The man who looks at reality with logic, reasoning never looks at reality. He projects his own mind on reality. The reality works like a screen for him to project himself. And whatsoever you project, you will find it there. First you put it there, and then you find it there. It is a deception because you yourself put it there, and then you find it there. It is not real.
Nasrudin once told me that “My wife is the most beautiful woman in the world.” I asked him, “Mulla, how did you come to know about it?” He said, “How? – Simple. My wife told me!” This is how it goes on in the mind: you put it in reality, and then you find it there. This is the attitude of the savitarka mind. Nirvikalpa mind, nirvitarka mind, puts nothing; it simply looks at whatsoever is the case.
Why do you go on putting into reality something from your mind? – Because you are afraid of reality. A deep fear of reality is there. It may be that it is not of your liking. It may be that it is against you, your mind. Because the reality is natural; it doesn’t bother who you are. You are afraid: the reality may not be your wish-fulfillment, so it is better not to see it; go on seeing whatsoever you desire. This is how you have lost many lives – fooling around. And you are not fooling anybody else, you are fooling yourself, because by your interpretations and projections the reality cannot be changed. Only you suffer unnecessarily. You think there is a door and there is no door; it is a wall and you try to pass through it. Then you suffer, then you are shocked.
Unless you see the reality, you will never be able to find the door out of the prison in which you are. The door exists, but the door cannot exist according to your desires. The door exists; if you drop the desires you will be able to see it. And this is the trouble: you go on wish-fulfilling; you just go on believing and projecting, and every time, a belief is shattered and a projection falls. Because it will happen many times, because your daydreams cannot be fulfilled by reality. Whenever a dream is shattered, a rainbow falls down, a desire dies, you suffer. But immediately you start creating another desire, another rainbow of your wishes. Again you start making a new rainbow bridge between you and reality.
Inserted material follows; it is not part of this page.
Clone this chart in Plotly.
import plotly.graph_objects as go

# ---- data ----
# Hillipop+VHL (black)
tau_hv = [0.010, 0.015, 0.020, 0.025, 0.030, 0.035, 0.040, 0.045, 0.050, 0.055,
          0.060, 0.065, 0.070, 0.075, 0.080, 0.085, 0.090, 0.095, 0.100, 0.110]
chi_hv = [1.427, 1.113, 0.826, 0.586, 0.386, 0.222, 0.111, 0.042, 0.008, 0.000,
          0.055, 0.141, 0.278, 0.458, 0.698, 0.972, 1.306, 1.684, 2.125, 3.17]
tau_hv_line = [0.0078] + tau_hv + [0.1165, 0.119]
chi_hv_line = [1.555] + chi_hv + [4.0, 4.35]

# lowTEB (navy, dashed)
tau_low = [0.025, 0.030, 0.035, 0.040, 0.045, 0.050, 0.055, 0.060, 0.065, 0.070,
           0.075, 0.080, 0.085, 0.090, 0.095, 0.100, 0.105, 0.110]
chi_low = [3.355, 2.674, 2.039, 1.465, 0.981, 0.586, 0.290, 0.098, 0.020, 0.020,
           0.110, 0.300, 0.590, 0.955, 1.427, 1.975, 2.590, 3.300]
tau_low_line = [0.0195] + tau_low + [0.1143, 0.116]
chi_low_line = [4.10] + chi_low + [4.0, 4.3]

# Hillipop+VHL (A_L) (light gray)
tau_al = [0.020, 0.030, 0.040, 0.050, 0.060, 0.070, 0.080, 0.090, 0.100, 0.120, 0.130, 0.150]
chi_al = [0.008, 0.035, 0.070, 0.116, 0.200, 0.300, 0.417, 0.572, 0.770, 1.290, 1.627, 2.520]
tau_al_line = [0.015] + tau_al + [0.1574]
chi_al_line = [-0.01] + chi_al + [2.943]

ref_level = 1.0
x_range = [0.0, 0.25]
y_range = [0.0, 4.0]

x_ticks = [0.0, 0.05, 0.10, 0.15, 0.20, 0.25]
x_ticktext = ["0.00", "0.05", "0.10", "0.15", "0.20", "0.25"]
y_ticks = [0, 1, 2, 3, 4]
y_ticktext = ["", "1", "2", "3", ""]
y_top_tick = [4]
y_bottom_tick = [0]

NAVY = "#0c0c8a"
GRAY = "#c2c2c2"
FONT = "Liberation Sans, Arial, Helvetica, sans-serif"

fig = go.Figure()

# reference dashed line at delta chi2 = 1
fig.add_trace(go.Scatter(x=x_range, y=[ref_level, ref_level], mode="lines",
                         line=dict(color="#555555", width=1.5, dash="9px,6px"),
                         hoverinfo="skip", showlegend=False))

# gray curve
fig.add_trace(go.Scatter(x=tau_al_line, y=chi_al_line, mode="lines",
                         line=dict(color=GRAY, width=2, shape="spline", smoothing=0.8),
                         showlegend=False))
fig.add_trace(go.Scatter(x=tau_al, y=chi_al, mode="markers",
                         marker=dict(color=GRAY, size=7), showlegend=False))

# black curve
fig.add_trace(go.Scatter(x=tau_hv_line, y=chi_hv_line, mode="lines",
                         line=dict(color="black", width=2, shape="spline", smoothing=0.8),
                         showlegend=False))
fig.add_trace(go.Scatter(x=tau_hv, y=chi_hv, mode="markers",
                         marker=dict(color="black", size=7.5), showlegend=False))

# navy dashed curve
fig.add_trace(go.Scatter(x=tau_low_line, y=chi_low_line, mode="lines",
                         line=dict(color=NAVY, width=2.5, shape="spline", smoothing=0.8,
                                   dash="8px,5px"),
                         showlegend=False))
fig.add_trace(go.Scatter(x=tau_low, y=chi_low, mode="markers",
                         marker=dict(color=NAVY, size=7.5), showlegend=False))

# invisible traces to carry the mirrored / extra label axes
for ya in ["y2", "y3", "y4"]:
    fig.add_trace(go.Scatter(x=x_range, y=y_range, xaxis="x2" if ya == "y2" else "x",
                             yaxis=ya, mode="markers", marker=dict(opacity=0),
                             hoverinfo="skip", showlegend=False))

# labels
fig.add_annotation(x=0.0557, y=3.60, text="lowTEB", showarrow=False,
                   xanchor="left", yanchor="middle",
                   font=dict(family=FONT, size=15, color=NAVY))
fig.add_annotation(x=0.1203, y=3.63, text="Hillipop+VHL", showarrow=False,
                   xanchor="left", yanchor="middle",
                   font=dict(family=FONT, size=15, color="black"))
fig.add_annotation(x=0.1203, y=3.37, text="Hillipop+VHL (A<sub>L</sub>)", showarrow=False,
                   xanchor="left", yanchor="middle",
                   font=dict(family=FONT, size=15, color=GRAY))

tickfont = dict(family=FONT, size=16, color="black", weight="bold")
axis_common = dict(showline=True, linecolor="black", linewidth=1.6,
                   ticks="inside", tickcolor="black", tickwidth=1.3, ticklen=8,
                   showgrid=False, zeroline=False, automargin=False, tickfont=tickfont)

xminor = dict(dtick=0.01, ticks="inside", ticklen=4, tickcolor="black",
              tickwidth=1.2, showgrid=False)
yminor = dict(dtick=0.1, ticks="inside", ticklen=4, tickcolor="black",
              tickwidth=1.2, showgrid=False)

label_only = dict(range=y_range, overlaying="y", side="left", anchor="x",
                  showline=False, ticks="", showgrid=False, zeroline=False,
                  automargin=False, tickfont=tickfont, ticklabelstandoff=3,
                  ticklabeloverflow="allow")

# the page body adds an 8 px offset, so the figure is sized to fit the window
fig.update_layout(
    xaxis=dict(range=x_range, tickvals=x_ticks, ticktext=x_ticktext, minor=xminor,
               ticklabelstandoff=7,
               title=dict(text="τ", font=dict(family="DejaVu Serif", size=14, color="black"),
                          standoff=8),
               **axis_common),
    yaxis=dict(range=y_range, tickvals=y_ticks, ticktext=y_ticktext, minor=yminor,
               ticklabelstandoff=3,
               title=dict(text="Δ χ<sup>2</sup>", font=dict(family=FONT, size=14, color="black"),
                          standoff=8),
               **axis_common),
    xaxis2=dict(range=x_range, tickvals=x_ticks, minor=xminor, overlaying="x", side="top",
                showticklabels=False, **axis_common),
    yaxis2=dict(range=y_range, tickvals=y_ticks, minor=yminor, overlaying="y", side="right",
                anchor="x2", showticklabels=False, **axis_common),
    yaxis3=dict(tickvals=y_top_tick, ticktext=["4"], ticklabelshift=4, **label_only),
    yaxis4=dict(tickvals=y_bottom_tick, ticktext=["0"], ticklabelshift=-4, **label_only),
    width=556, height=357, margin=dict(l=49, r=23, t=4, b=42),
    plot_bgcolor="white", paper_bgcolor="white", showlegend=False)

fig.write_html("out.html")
Nobody can walk on a rainbow bridge. It looks like a bridge; it is not a bridge. In fact, a rainbow doesn’t exist; it only appears. If you go there you will not find any rainbow. It is a dream- like phenomenon. The maturity consists in having come to the realization that “Now no more projections, interpretations. Now I am ready to see whatsoever is the case.”
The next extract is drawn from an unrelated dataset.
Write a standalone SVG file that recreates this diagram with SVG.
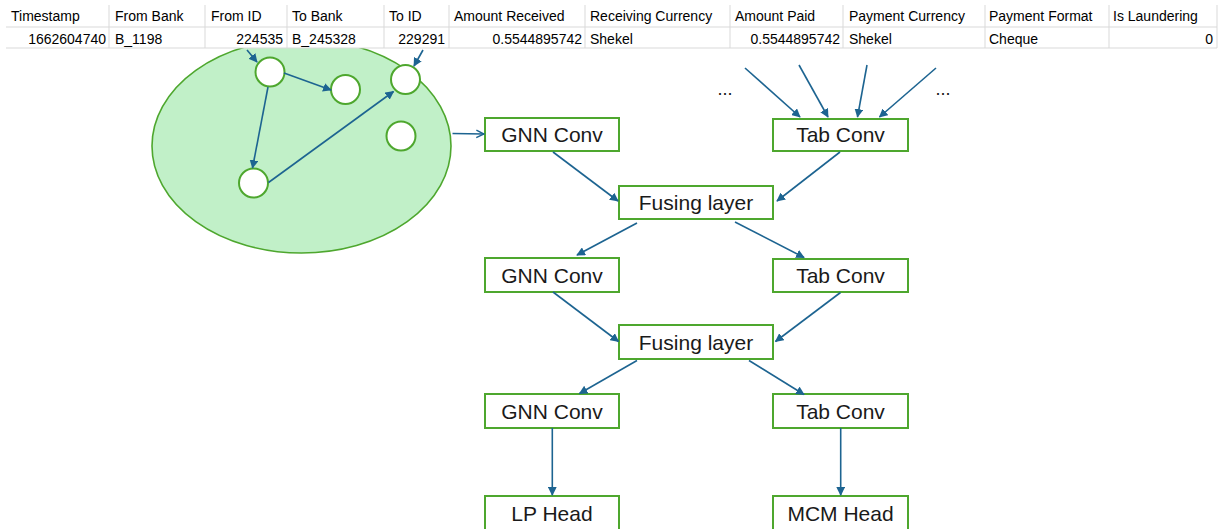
<svg xmlns="http://www.w3.org/2000/svg" width="1225" height="529" viewBox="0 0 1225 529">
<style>
.th{font-family:"Liberation Sans",Arial,sans-serif;font-size:14px;fill:#000}
.r{text-anchor:end}
.grid{stroke:#d9d9d9;stroke-width:1}
.box{fill:#fff;stroke:#4ea72e;stroke-width:2}
.lbl{font-family:"Liberation Sans",Arial,sans-serif;font-size:21px;fill:#1a1a1a;text-anchor:middle}
.c{stroke:#1d6491;stroke-width:1.6;fill:none;marker-end:url(#ah)}
.co{stroke:#1d6491;stroke-width:1.6;fill:none;marker-end:url(#ao)}
.nd{fill:#fff;stroke:#4ea72e;stroke-width:2}
.dots{font-family:"Liberation Sans",Arial,sans-serif;font-size:18px;fill:#1a1a1a;text-anchor:middle}
</style>
<defs>
<marker id="ah" viewBox="0 0 10 10" refX="9" refY="5" markerWidth="5.5" markerHeight="5.5" orient="auto" markerUnits="strokeWidth">
<path d="M0,0 L10,5 L0,10 z" fill="#1d6491"/>
</marker>
<marker id="ao" viewBox="0 0 10 10" refX="9" refY="5" markerWidth="6" markerHeight="6" orient="auto" markerUnits="strokeWidth">
<path d="M1,1 L9,5 L1,9" fill="none" stroke="#1d6491" stroke-width="1.5"/>
</marker>
</defs>
<rect width="1225" height="529" fill="#fff"/>

<g id="graph-ellipse">
<ellipse cx="301.5" cy="146" rx="149.5" ry="107" fill="#c1f0c8" stroke="#4ea72e" stroke-width="1.6"/>
</g>

<g id="table">
<rect x="6" y="5" width="1211" height="43" fill="#fff"/>
<g class="grid">
<line x1="6" y1="27" x2="1217" y2="27"/>
<line x1="6" y1="48" x2="1217" y2="48"/>
<line x1="109" y1="5" x2="109" y2="48"/>
<line x1="205" y1="5" x2="205" y2="48"/>
<line x1="287" y1="5" x2="287" y2="48"/>
<line x1="384" y1="5" x2="384" y2="48"/>
<line x1="449" y1="5" x2="449" y2="48"/>
<line x1="585" y1="5" x2="585" y2="48"/>
<line x1="730" y1="5" x2="730" y2="48"/>
<line x1="843" y1="5" x2="843" y2="48"/>
<line x1="985" y1="5" x2="985" y2="48"/>
<line x1="1109" y1="5" x2="1109" y2="48"/>
<line x1="1217" y1="5" x2="1217" y2="48"/>
</g>
<text class="th" x="11" y="21">Timestamp</text>
<text class="th" x="115" y="21">From Bank</text>
<text class="th" x="211" y="21">From ID</text>
<text class="th" x="292" y="21">To Bank</text>
<text class="th" x="389" y="21">To ID</text>
<text class="th" x="454" y="21">Amount Received</text>
<text class="th" x="590" y="21">Receiving Currency</text>
<text class="th" x="735" y="21">Amount Paid</text>
<text class="th" x="849" y="21">Payment Currency</text>
<text class="th" x="989" y="21">Payment Format</text>
<text class="th" x="1113" y="21">Is Laundering</text>
<text class="th r" x="106" y="44">1662604740</text>
<text class="th" x="115" y="44">B_1198</text>
<text class="th r" x="283" y="44">224535</text>
<text class="th" x="292" y="44">B_245328</text>
<text class="th r" x="445" y="44">229291</text>
<text class="th r" x="582" y="44">0.5544895742</text>
<text class="th" x="590" y="44">Shekel</text>
<text class="th r" x="840" y="44">0.5544895742</text>
<text class="th" x="849" y="44">Shekel</text>
<text class="th" x="989" y="44">Cheque</text>
<text class="th r" x="1213" y="44">0</text>
</g>

<g id="graph-nodes">
<circle id="n1" class="nd" cx="270" cy="72" r="14.5"/>
<circle id="n2" class="nd" cx="345.5" cy="89.5" r="14.5"/>
<circle id="n3" class="nd" cx="405.5" cy="79.5" r="14.5"/>
<circle id="n4" class="nd" cx="401" cy="136" r="14.5"/>
<circle id="n5" class="nd" cx="253.5" cy="183" r="14.5"/>
</g>

<g id="gnn1"><rect class="box" x="485" y="118" width="134" height="33"/><text class="lbl" x="552" y="142">GNN Conv</text></g>
<g id="tab1"><rect class="box" x="773" y="119" width="135" height="32"/><text class="lbl" x="840.5" y="142">Tab Conv</text></g>
<g id="fuse1"><rect class="box" x="619" y="186" width="154" height="33"/><text class="lbl" x="696" y="210">Fusing layer</text></g>
<g id="gnn2"><rect class="box" x="485" y="258" width="134" height="34"/><text class="lbl" x="552" y="283">GNN Conv</text></g>
<g id="tab2"><rect class="box" x="773" y="259" width="135" height="33"/><text class="lbl" x="840.5" y="283">Tab Conv</text></g>
<g id="fuse2"><rect class="box" x="619" y="325" width="154" height="34"/><text class="lbl" x="696" y="350">Fusing layer</text></g>
<g id="gnn3"><rect class="box" x="485" y="394" width="134" height="34"/><text class="lbl" x="552" y="419">GNN Conv</text></g>
<g id="tab3"><rect class="box" x="773" y="394" width="135" height="34"/><text class="lbl" x="840.5" y="419">Tab Conv</text></g>
<g id="lp"><rect class="box" x="485" y="496" width="134" height="36"/><text class="lbl" x="552" y="521">LP Head</text></g>
<g id="mcm"><rect class="box" x="773" y="496" width="135" height="36"/><text class="lbl" x="840.5" y="521">MCM Head</text></g>

<g id="ellipsis">
<text class="dots" x="725" y="95">...</text>
<text class="dots" x="943" y="95">...</text>
</g>

<g id="connectors">
<line class="c" x1="247" y1="50" x2="257" y2="62"/>
<line class="c" x1="423" y1="50" x2="414" y2="66"/>
<line class="c" x1="284" y1="73" x2="331" y2="90"/>
<line class="c" x1="268" y1="87" x2="252.5" y2="168"/>
<line class="c" x1="268.5" y1="182.5" x2="393.5" y2="91.5"/>
<line class="co" x1="452.5" y1="133.5" x2="484" y2="134"/>
<line class="c" x1="745" y1="68" x2="800" y2="117"/>
<line class="c" x1="799" y1="65" x2="828" y2="117"/>
<line class="c" x1="867" y1="65" x2="857.5" y2="117"/>
<line class="c" x1="936" y1="68" x2="879.5" y2="117"/>
<line class="c" x1="553" y1="152" x2="618" y2="201"/>
<line class="c" x1="840" y1="152" x2="777" y2="201"/>
<line class="c" x1="637" y1="223" x2="577" y2="255"/>
<line class="c" x1="735" y1="222" x2="804" y2="257.5"/>
<line class="c" x1="553" y1="292" x2="618.5" y2="341.5"/>
<line class="c" x1="840.5" y1="292.5" x2="775.5" y2="341.5"/>
<line class="c" x1="637" y1="360.5" x2="579.5" y2="393.5"/>
<line class="c" x1="749" y1="360.5" x2="804" y2="394.5"/>
<line class="c" x1="552.3" y1="428" x2="552.3" y2="495"/>
<line class="c" x1="840.7" y1="428" x2="840.7" y2="495"/>
</g>
</svg>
Wittgenstein, one of the very keen intellects of this age, starts his tremendously valuable book TRACTATUS with the sentence, “The world is all that is the case. You can go on dreaming around it; it will not help. You stop dreaming and see. The world is all that is the case.” You unnecessarily don’t waste your life and time and energy in trying to see something that is not there. Stop dreaming and look at reality.
That is the meaning of nirvitarka samadhi, samadhi without any reasoning. It is just a pure look. You don’t reason about it, you simply look at it. You don’t do anything about it, you simply allow it to be there and penetrate you. In savitarka samadhi you try to penetrate into reality. In nirvichara samadhi, you allow reality to penetrate you. In savitarka samadhi you try the reality to be according to you. In nirvichara samadhi, you try yourself to be according to reality.